Senibudayabetawi.com – Julukan “Segitiga” di Jakarta tak hanya mengacu pada “Segitiga Emas” yang ada di kawasan Thamrin, Sudirman, Gatot Subroto, Rasuna Said dan KH Mas Mansyur, tapi juga ada di Jakarta Pusat. “Segitiga Senen” begitulah nama kawasan sekitar Mal Atrium Senen di Jalan Senen Raya, Jakarta Pusat. Kawasan ini menjadi pusat belanja dan toko mewah tempat berkumpul etnis Tionghoa.
Menurut budayawan Betawi Yahya Andi Saputra, muasal istilah “Segitiga Senen” bertujuan untuk mempermudah menemukan lokasi tersebut. “Nama Segitiga Senen muncul guna mempermudah orang mencari alamat atau patokan,” kata dia kepada senibudayabetawi.com baru-baru ini.
Lantas kenapa disebut segitiga? Ia melanjutkan bahwa segitiga karena merujuk pada bentuk jalan di kawasan Atrium Senen yang membentuk garis segitiga jika terlihat dari atas. Nah, sebelum maraknya bangunan pertokoan di kawasan ini banyak didiami oleh masyarakat etnis Tionghoa. Itulah kenapa di daerah ini banyak sekali rumah-rumah bergaya Tionghoa. Demikian pula mereka juga berdagang di sini.
Menariknya pula, di “Segitiga Senen” merupakan pusat berkumpulnya para seniman jalanan yang mencari inspirasi. Meski hal tersebut kemudian dibantah oleh Yahya. “Kalau para seniman di Planet Senen yang dekat dengan Stasiun Pasar Senen,” kata dia.

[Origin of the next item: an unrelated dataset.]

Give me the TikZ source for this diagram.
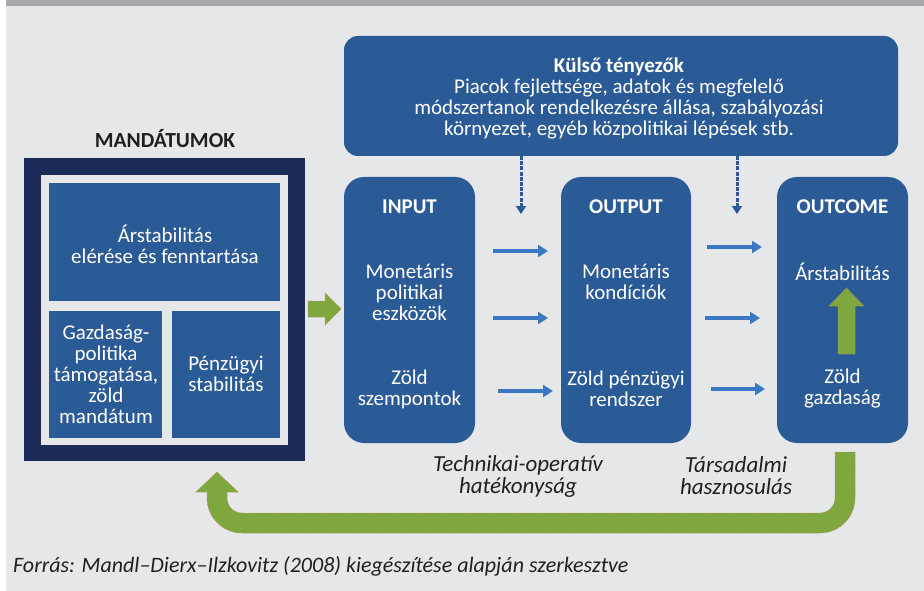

Segitiga Senen telah menjelma menjadi gedung serta pertokoan bertingkat. Misalnya di Hotel Oasis, Cowel Tower hingga Allson Residence.
Dalam 212 Asal-Usul Djakarta Tempo Dulu, penamaan Senen diyakini berasal dari nama pasar saat kolonial Belanda. Pasalnya, kawasan ini berupa rawa dan belukar saja. Lalu menjadi tanah pertanian yang subur dan melimpah. Justinus Vinck tertarik dengan komoditas tersebut.
Maka kemudian dia mendirikan pasar di ujung selatan Jalan Gunung Sahari pada 30 Agustus 1735. Orang-orang Belanda menyebutnya Vinckpasser (Pasar Vink). Akan tetapi masyarakat pribumi lebih mengenalnya sebagai Pasar Senen karena hanya buka setiap hari Senin.